Calling plotly::ggplotly() after bringing a ggplot up will coerce it into an interactive plot. It may fail sometimes. Do not forget to have plotly installed.
Step 4 loads ggvis package using library() and then gives birth to an interactive plot. It holds many similarities with ggplot2. Function ggvis() handles basic coordinating mapping while pipe operator (%>%) is used to add up a layer called by the layer_points() function. Remember, pipe operator and not plus sign.
ggvis understands different arguments declared using = (ever scaled) and := (never scaled). Also, ~ must come before the variable names.
Function names may change and also does the operator used to add up layers from ggplot2 to ggvis, but essentially the underlying logic keeps still. Layers coming from ggvis has several correspondences with ggplot2's ones; refer to the See also section to track some. In comparison with ggplot2, ggvis is much younger and some utilities may be yet to come, also data don't need to come from a data frame object.
Step 5 draws an interactive plotly graph. A single function (plot_ly()) takes care of coordinate mapping and geometry. It can be designed a little more layered using the add_traces() function, but there is no real need for that when the plot is too simple. Instead of having many functions demanding statistical transformations and geometries those are declared by arguments inside the main function.

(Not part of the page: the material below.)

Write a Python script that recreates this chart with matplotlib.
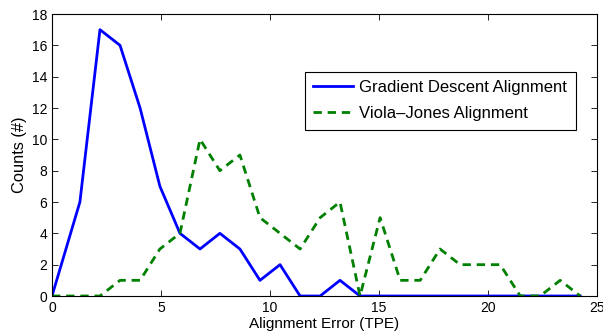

These three packages, ggplot2, ggvis, and plotly, are well coded and powerful graphic packages. Right before picking one of them to handle a task do ever consider some points like:
- What the package is able to do
- Time needed to master the skill set required
- Time required to handle the task
- Amount of time available
- Time to be saved later by the thing that you learned
Base R is also a feasible possibility. Whenever you face new challenges, it is a good thing to think through these points.